Jedediah S. Smith was one of the first men to set foot in Davis County. He led a party of trappers in August, 1826 through the Bountiful area. Jim Bridger was the first explorer to discover the Great Salt Lake. Later, in 1845, Captain John C. Fremont visited Antelope Island. Captain Fremont is said to be the one responsible for naming the Island after the herds of antelope he saw grazing there. His second and third expedition to this area took him into Bountiful. Kit Carson, a mountain man, later joined his party as a guide.
The Indians, trappers, and explorers were temporary visitors who only stayed a while. The Mormon pioneers were permanent settlers who stayed to work the land and build cities.
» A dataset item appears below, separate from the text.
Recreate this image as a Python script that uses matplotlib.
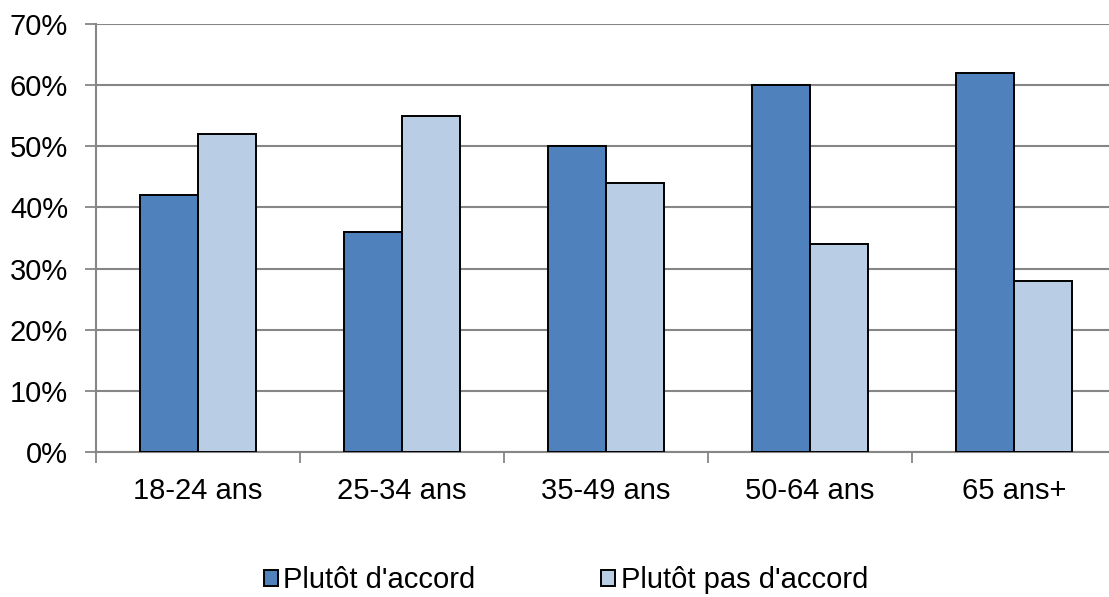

The first Mormon pioneer to view what was to become Davis County was Orson Pratt. Peregrine Sessions brought his family into the area in 1847. They set up a campsite in Bountiful. Other families soon came into the area settling in Bountiful, Centerville, and Woods Cross.
Agricultural and Industrial Development
Mormon pioneers and other early settlers used Davis County for animal grazing and access to the Great Salt Lake. As Brigham Young sent settlers into the area, they discovered the rich soil and ideal climate. Crops were soon planted. Davis County became known as "The Garden Spot of Utah". Many main crops were produced: sugar beets, tomatoes, alfalfa, grain, corn, potatoes, onions and extensive fruit orchards of peaches, pears, cherries, and apricots. Through the years, dairy farming has also been important in Davis County.